(Part of a data file)
Begin
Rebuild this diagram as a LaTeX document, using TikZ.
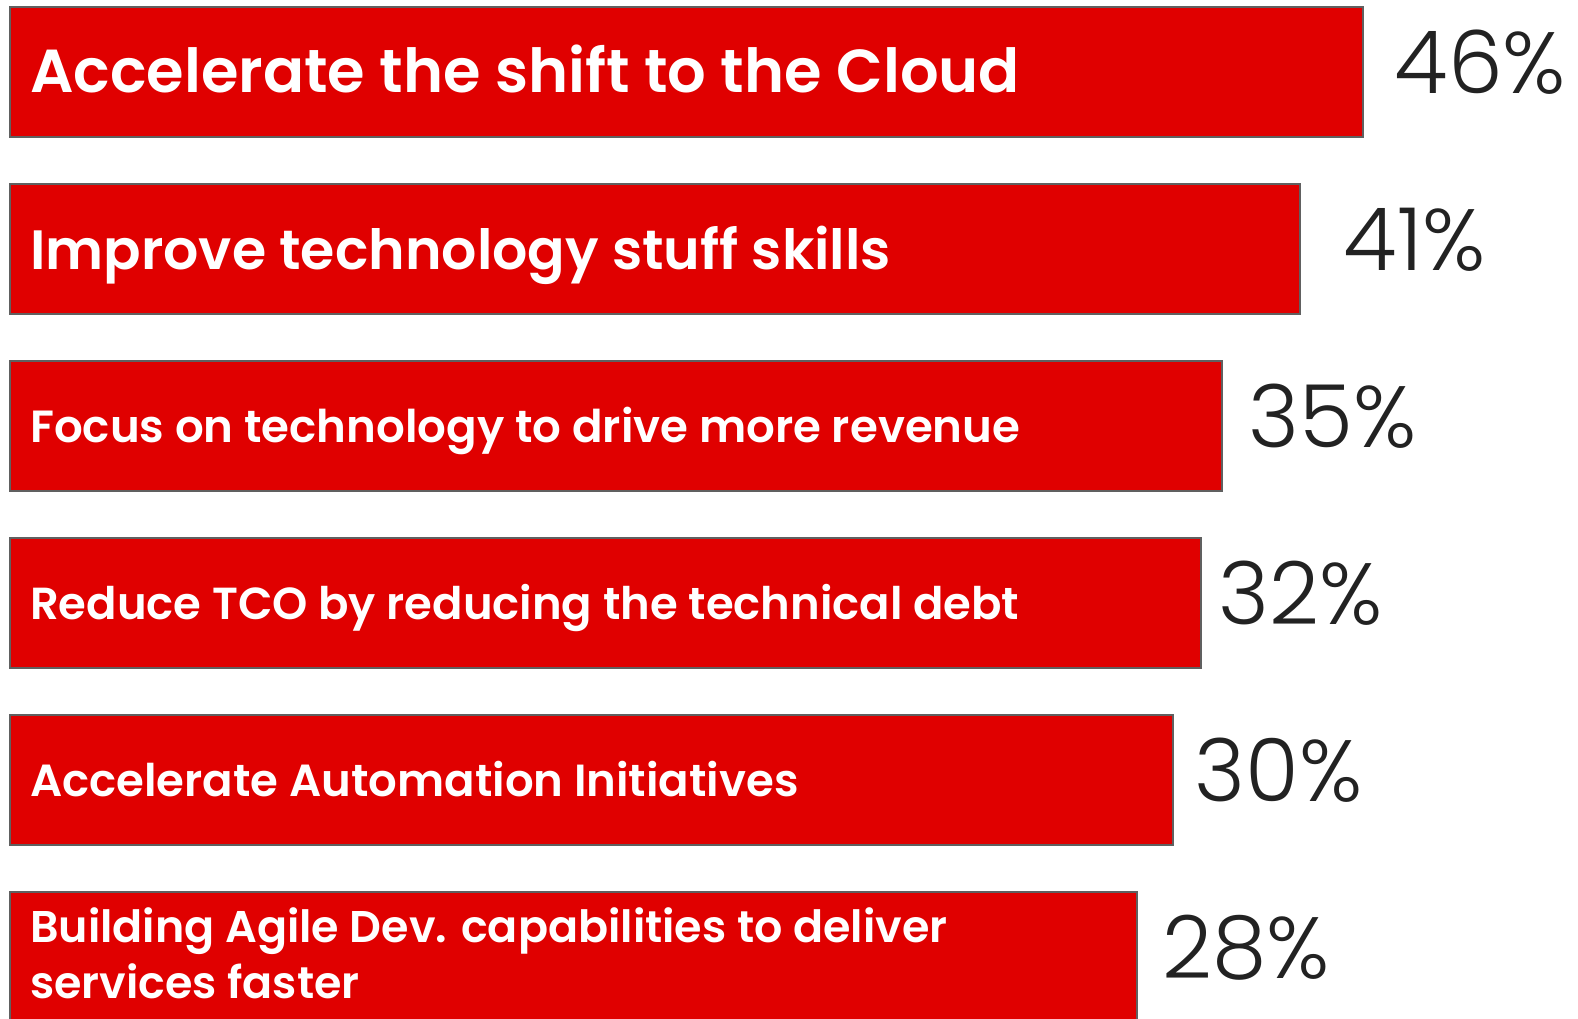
\documentclass[tikz,border=0pt]{standalone}
\usepackage{fontspec}
\usepackage{xcolor}
\usetikzlibrary{calc}
\newfontfamily\labelfont{Poppins SemiBold}
\newfontfamily\pctfont{Poppins Light}
\definecolor{barred}{RGB}{224,0,0}
\definecolor{barline}{RGB}{96,96,96}
\definecolor{pctgrey}{RGB}{34,34,34}

\begin{document}
\begin{tikzpicture}[x=1pt,y=-1pt]%% priorities chart
                \tikzstyle{bar}  = [rectangle, draw=barline, fill=barred, line width=1.5pt, inner sep=0pt, minimum height=130pt, anchor=north west]
                \tikzstyle{lbl}  = [anchor=base west, inner sep=0pt, text=white, align=left]
                \tikzstyle{pct}  = [anchor=base west, inner sep=0pt, text=pctgrey, font=\pctfont\fontsize{87}{87}\selectfont]
                \useasboundingbox (0,0) rectangle (1578,1018);

                \foreach \i/\w/\d/\v in {1/1353/31/46, 2/1290/43/41, 3/1212/26/35, 4/1191/17/32, 5/1163/21/30, 6/1127/25/28}{
                        \node [bar, minimum width=\w pt](b\i) at (9,{6+177*(\i-1)}) {};
                        \node [pct](p\i) at ($(b\i.north east)+(\d,87)$) {\v\%};
                }
                \node [lbl, font=\labelfont\fontsize{60.7}{60.7}\selectfont](l1) at ($(b1.north west)+(21,86)$) {Accelerate the shift to the Cloud};
                \node [lbl, font=\labelfont\fontsize{55.4}{55.4}\selectfont](l2) at ($(b2.north west)+(21,86)$) {Improve technology stuff skills};
                \node [lbl, font=\labelfont\fontsize{45.1}{45.1}\selectfont](l3) at ($(b3.north west)+(21,82)$) {Focus on technology to drive more revenue};
                \node [lbl, font=\labelfont\fontsize{44.9}{44.9}\selectfont](l4) at ($(b4.north west)+(21,82)$) {Reduce TCO by reducing the technical debt};
                \node [lbl, font=\labelfont\fontsize{45}{45}\selectfont](l5) at ($(b5.north west)+(21,82)$) {Accelerate Automation Initiatives};
                \node [lbl, font=\labelfont\fontsize{44.4}{56}\selectfont](l6) at ($(b6.north west)+(21,107)$) {Building Agile Dev. capabilities to deliver\\services faster};
\end{tikzpicture}
\end{document}
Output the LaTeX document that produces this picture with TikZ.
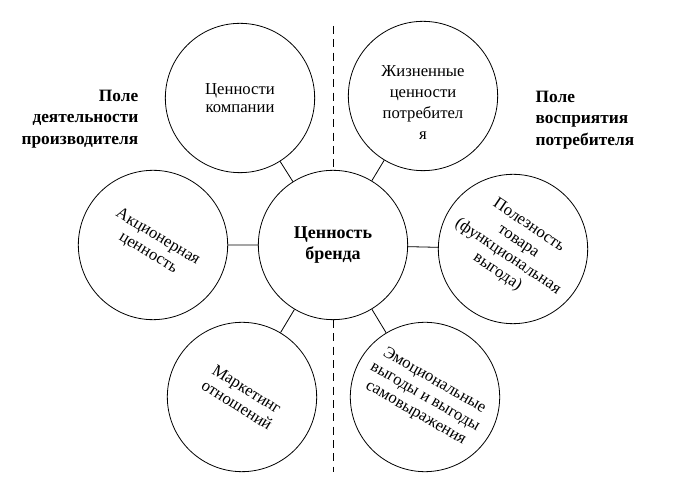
\documentclass[tikz,border=0pt]{standalone}
\usepackage{fontspec}
\setmainfont{Liberation Serif}
\begin{document}
\begin{tikzpicture}[x=0.75pt, y=-0.75pt,
        valuecircle/.style={draw, circle, line width=0.6pt, minimum size=112pt, inner sep=0pt, align=center, font=\fontsize{12.5}{14}\selectfont},
        fieldlabel/.style={font=\bfseries\fontsize{13}{16}\selectfont},
        link/.style={line width=0.6pt}]
        % Page frame
        \useasboundingbox (0,0) rectangle (676,498);
        % Central circle
        \node[valuecircle, font=\bfseries\fontsize{13.5}{15.5}\selectfont] (brand) at (333,245) {Ценность\\бренда};
        % Producer side (left)
        \node[valuecircle] (company) at (240,98) {Ценности\\компании};
        \node[valuecircle, rotate=-31] (stock) at (153,245) {Акционерная\\ценность};
        \node[valuecircle, rotate=-32] (marketing) at (242,397) {Маркетинг\\отношений};
        % Consumer side (right)
        \node[valuecircle] (life) at (423,96) {};
        \node[align=center, font=\fontsize{12.5}{15.75}\selectfont] (lifetext) at ([yshift=-5pt]life.center) {Жизненные\\ценности\\потребител\\я};
        \node[valuecircle, rotate=-34] (utility) at (513,249) {Полезность\\товара\\(функциональная\\выгода)};
        \node[valuecircle, rotate=-30] (emotion) at (425,397) {Эмоциональные\\выгоды и выгоды\\самовыражения};
        % Links to the centre
        \draw[link] (brand) -- (company);
        \draw[link] (brand) -- (stock);
        \draw[link] (brand) -- (marketing);
        \draw[link] (brand) -- (life);
        \draw[link] (brand) -- (utility);
        \draw[link] (brand) -- (emotion);
        % Dividing line
        \coordinate (divtop) at (333,26);
        \coordinate (divbot) at (333,472);
        \draw[dashed, dash pattern=on 6pt off 4pt, line width=0.6pt] (divtop) -- (brand.north);
        \draw[dashed, dash pattern=on 6pt off 4pt, line width=0.6pt] (brand.south) -- (divbot);
        % Field labels
        \node[fieldlabel, align=right, anchor=east] (producer) at (143,119) {Поле\\деятельности\\производителя};
        \node[fieldlabel, align=left, anchor=west] (consumer) at (531,120) {Поле\\восприятия\\потребителя};
\end{tikzpicture}
\end{document}
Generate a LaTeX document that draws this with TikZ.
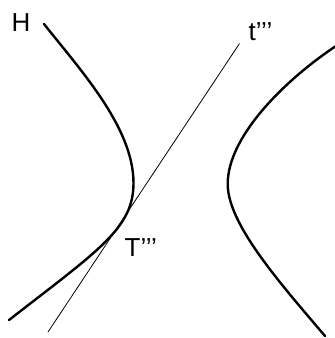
\documentclass[tikz,border=0pt]{standalone}
\usepackage{fontspec}
\newfontfamily\labelfont{Liberation Sans}
\begin{document}
\begin{tikzpicture}[x=1bp,y=-1bp,
  branch/.style={line width=2.4bp,line cap=round,line join=round},
  tangentline/.style={line width=0.8bp},
  lbl/.style={inner sep=0pt,anchor=base west,font=\labelfont\fontsize{26bp}{30bp}\selectfont}]
\useasboundingbox (0,0) rectangle (335,338);
% left branch of H
\coordinate (L1) at (44,24);
\coordinate (LV) at (133.5,183);
\coordinate (L2) at (9,320);
\draw[branch] (L1) .. controls (81.3,71) and (133.5,128) .. (LV)
  .. controls (133.5,228) and (99.8,249.4) .. (L2);
% right branch of H
\coordinate (R1) at (336,46);
\coordinate (RV) at (227.7,184);
\coordinate (R2) at (325,336);
\draw[branch] (R1) .. controls (290.1,76.3) and (227.7,134) .. (RV)
  .. controls (227.7,224) and (279.6,282.6) .. (R2);
% tangent t'''
\coordinate (tA) at (48,332);
\coordinate (tB) at (239.5,43.5);
\draw[tangentline] (tA) -- (tB);
% labels
\node[lbl] (lH) at (11.5,31.5) {H};
\node[lbl] (lt) at (248.5,40) {t’{}’{}’};
\node[lbl] (lT) at (124.5,256) {T’{}’{}’};
\end{tikzpicture}
\end{document}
End
EXERCISE REQUIREMENTS: Scan the material above. Return every line containing the string "this".

RESULT OF THE TASK:
Rebuild this diagram as a LaTeX document, using TikZ.
Output the LaTeX document that produces this picture with TikZ.
Generate a LaTeX document that draws this with TikZ.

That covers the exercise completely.